(The problem):
In the lines below, output everything from the first line through the line containing "and TL Business" exactly as it is. Pictures are not part of the output.
● ● ●
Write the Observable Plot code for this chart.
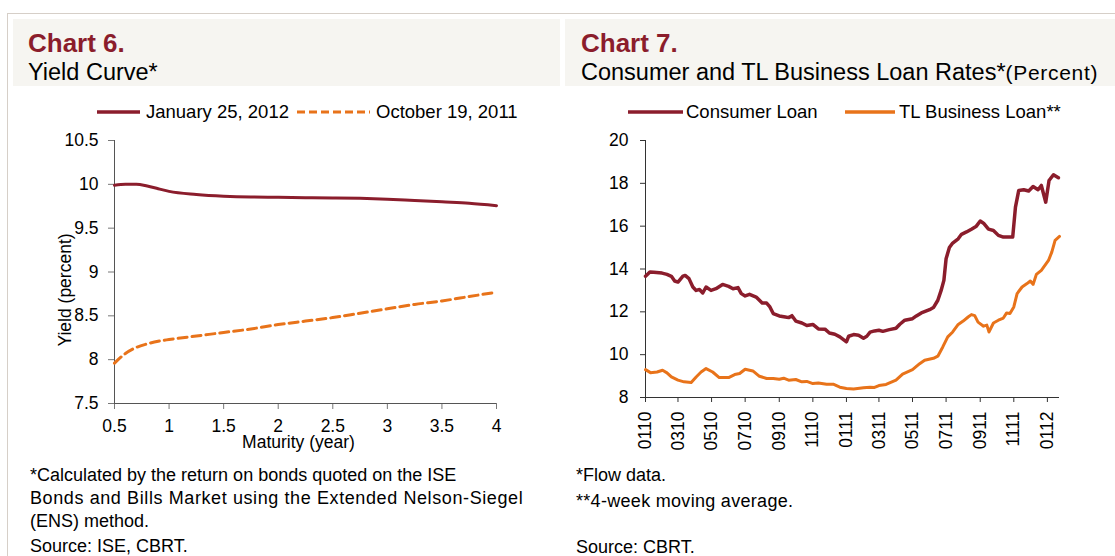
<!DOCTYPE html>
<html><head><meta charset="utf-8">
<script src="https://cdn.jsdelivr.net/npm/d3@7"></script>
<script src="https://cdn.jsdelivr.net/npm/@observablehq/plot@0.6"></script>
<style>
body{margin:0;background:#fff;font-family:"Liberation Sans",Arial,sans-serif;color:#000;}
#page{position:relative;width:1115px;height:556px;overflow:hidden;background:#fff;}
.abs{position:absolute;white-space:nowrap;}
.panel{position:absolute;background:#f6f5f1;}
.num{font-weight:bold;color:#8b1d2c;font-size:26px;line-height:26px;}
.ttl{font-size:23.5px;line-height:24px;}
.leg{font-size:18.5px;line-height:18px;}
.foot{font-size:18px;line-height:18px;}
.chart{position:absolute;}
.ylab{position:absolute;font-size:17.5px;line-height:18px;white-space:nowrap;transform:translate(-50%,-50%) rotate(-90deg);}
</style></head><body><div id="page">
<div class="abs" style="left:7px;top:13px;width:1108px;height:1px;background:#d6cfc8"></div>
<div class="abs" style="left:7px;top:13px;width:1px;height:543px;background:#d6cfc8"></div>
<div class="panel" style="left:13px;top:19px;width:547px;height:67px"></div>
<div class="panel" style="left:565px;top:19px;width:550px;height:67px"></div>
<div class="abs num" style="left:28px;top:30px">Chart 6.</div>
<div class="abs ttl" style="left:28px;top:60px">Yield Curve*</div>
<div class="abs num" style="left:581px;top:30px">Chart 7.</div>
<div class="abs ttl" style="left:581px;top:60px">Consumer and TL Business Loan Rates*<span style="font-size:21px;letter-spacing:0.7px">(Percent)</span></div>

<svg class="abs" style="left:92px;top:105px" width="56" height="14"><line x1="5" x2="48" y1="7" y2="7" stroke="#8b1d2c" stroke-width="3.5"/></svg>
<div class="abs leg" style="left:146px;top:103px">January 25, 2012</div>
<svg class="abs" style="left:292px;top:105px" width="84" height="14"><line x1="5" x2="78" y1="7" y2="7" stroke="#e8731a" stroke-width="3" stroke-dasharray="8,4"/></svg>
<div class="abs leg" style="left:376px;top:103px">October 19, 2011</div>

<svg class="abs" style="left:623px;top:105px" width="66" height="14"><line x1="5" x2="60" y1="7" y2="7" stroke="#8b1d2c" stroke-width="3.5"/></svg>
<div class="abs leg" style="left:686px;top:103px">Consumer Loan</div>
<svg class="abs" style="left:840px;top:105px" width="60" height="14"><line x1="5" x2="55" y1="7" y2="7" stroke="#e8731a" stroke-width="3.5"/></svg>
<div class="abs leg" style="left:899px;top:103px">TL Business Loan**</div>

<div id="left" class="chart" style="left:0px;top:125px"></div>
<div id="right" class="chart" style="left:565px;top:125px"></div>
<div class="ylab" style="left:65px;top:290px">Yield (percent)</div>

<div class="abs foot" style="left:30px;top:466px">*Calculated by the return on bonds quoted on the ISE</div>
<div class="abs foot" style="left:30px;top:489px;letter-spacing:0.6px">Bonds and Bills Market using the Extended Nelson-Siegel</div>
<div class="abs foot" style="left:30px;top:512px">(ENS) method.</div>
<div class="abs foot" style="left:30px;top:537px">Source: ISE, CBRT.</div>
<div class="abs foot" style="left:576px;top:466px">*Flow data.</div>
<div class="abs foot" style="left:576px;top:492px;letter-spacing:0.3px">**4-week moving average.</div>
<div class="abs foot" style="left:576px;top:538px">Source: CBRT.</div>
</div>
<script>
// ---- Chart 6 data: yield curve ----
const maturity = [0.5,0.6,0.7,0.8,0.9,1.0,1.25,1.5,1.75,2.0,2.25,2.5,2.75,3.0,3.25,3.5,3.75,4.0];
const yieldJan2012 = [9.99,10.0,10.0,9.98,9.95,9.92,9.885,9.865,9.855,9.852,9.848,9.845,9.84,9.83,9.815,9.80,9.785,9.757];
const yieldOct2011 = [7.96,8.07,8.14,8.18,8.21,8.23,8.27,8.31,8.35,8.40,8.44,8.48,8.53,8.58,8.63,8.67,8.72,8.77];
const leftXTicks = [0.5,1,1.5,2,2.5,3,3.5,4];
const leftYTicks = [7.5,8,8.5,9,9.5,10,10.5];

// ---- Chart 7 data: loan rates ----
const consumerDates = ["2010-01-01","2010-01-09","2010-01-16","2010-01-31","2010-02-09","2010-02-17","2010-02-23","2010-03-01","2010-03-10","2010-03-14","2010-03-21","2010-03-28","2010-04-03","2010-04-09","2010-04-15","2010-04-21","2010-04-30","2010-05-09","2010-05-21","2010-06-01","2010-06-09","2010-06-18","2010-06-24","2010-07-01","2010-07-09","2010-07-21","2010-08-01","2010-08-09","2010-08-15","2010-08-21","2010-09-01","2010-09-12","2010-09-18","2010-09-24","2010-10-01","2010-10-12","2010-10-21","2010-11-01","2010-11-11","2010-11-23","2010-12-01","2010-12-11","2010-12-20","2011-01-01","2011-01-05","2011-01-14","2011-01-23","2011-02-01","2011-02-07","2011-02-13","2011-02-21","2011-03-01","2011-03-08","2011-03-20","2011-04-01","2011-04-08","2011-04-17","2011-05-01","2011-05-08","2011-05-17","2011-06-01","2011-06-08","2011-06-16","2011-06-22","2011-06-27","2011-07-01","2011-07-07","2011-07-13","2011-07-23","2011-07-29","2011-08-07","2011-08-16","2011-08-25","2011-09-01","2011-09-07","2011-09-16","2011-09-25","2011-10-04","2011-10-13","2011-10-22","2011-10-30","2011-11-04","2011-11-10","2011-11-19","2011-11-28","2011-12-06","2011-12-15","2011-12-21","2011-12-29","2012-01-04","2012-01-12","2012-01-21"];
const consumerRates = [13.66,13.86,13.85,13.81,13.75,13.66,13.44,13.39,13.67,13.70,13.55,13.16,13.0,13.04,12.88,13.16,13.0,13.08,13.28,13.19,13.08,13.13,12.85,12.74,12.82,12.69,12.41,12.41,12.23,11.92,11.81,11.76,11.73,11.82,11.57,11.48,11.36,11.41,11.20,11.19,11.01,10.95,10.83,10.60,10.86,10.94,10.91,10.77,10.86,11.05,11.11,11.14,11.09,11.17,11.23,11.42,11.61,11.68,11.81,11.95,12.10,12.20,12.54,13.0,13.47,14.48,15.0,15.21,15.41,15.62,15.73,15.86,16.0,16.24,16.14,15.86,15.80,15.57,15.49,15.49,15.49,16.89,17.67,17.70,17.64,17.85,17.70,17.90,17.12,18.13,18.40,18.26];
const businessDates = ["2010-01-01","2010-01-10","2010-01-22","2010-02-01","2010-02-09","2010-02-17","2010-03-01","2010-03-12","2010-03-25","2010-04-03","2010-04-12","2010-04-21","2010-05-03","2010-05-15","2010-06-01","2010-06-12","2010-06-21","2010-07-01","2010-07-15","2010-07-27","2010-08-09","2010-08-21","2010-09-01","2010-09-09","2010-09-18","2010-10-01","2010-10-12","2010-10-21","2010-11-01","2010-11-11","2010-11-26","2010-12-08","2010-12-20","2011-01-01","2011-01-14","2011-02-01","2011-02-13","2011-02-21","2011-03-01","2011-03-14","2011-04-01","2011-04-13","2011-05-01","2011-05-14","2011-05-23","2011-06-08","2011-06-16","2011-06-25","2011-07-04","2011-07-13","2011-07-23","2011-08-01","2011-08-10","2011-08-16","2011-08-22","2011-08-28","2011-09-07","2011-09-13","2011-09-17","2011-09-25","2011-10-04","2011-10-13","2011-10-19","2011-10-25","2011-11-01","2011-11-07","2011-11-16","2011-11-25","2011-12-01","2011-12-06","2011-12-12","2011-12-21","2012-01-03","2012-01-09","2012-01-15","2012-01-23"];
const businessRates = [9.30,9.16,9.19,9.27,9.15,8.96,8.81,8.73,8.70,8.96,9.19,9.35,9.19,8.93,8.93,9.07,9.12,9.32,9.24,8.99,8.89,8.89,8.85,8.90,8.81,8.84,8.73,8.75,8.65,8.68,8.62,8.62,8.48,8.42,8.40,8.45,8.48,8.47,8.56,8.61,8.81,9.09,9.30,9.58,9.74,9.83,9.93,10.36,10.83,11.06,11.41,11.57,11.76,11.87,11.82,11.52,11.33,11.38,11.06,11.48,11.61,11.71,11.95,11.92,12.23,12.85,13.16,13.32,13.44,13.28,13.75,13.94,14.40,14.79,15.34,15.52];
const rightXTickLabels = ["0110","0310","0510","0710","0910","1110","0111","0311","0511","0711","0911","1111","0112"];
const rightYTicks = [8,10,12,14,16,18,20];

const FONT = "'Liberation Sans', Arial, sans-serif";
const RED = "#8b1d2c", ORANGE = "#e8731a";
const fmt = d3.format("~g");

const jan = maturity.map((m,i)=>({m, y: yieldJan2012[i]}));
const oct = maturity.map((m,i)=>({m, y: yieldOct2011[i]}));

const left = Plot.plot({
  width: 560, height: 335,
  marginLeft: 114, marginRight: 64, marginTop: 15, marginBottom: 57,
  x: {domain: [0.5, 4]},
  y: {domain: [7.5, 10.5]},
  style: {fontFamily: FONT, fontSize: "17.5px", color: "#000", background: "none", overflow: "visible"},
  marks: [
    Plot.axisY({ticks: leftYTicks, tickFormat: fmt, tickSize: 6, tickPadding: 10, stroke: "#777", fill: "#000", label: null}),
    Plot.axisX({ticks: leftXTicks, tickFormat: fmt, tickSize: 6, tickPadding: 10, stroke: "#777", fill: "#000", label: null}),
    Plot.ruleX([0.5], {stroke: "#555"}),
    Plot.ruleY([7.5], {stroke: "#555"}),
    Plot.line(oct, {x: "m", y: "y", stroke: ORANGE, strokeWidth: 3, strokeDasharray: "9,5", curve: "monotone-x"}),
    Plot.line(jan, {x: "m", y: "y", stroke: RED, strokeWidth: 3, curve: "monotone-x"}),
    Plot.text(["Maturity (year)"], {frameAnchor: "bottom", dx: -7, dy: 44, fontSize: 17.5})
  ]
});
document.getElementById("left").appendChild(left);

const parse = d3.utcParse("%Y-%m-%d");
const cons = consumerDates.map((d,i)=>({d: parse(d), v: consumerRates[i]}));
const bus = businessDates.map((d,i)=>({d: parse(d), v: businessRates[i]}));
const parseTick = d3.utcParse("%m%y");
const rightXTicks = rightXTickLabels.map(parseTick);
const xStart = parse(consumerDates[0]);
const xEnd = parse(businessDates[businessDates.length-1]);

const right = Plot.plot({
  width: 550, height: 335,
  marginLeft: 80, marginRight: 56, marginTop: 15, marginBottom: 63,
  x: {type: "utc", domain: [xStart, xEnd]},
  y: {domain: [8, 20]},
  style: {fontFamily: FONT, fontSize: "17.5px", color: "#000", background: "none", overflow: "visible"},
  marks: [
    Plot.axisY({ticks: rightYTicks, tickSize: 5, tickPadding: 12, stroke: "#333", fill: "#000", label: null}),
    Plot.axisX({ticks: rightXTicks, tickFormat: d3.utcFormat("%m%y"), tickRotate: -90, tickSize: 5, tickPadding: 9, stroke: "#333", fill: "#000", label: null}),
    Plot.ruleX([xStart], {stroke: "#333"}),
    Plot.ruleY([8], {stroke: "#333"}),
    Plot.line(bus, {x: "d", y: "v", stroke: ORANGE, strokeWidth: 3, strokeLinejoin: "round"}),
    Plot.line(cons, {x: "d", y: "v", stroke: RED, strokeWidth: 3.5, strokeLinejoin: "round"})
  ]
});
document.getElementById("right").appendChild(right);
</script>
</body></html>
● ● ●
(Correct answer):
Write the Observable Plot code for this chart.
<!DOCTYPE html>
<html><head><meta charset="utf-8">
<script src="https://cdn.jsdelivr.net/npm/d3@7"></script>
<script src="https://cdn.jsdelivr.net/npm/@observablehq/plot@0.6"></script>
<style>
body{margin:0;background:#fff;font-family:"Liberation Sans",Arial,sans-serif;color:#000;}
#page{position:relative;width:1115px;height:556px;overflow:hidden;background:#fff;}
.abs{position:absolute;white-space:nowrap;}
.panel{position:absolute;background:#f6f5f1;}
.num{font-weight:bold;color:#8b1d2c;font-size:26px;line-height:26px;}
.ttl{font-size:23.5px;line-height:24px;}
.leg{font-size:18.5px;line-height:18px;}
.foot{font-size:18px;line-height:18px;}
.chart{position:absolute;}
.ylab{position:absolute;font-size:17.5px;line-height:18px;white-space:nowrap;transform:translate(-50%,-50%) rotate(-90deg);}
</style></head><body><div id="page">
<div class="abs" style="left:7px;top:13px;width:1108px;height:1px;background:#d6cfc8"></div>
<div class="abs" style="left:7px;top:13px;width:1px;height:543px;background:#d6cfc8"></div>
<div class="panel" style="left:13px;top:19px;width:547px;height:67px"></div>
<div class="panel" style="left:565px;top:19px;width:550px;height:67px"></div>
<div class="abs num" style="left:28px;top:30px">Chart 6.</div>
<div class="abs ttl" style="left:28px;top:60px">Yield Curve*</div>
<div class="abs num" style="left:581px;top:30px">Chart 7.</div>
<div class="abs ttl" style="left:581px;top:60px">Consumer and TL Business Loan Rates*<span style="font-size:21px;letter-spacing:0.7px">(Percent)</span></div>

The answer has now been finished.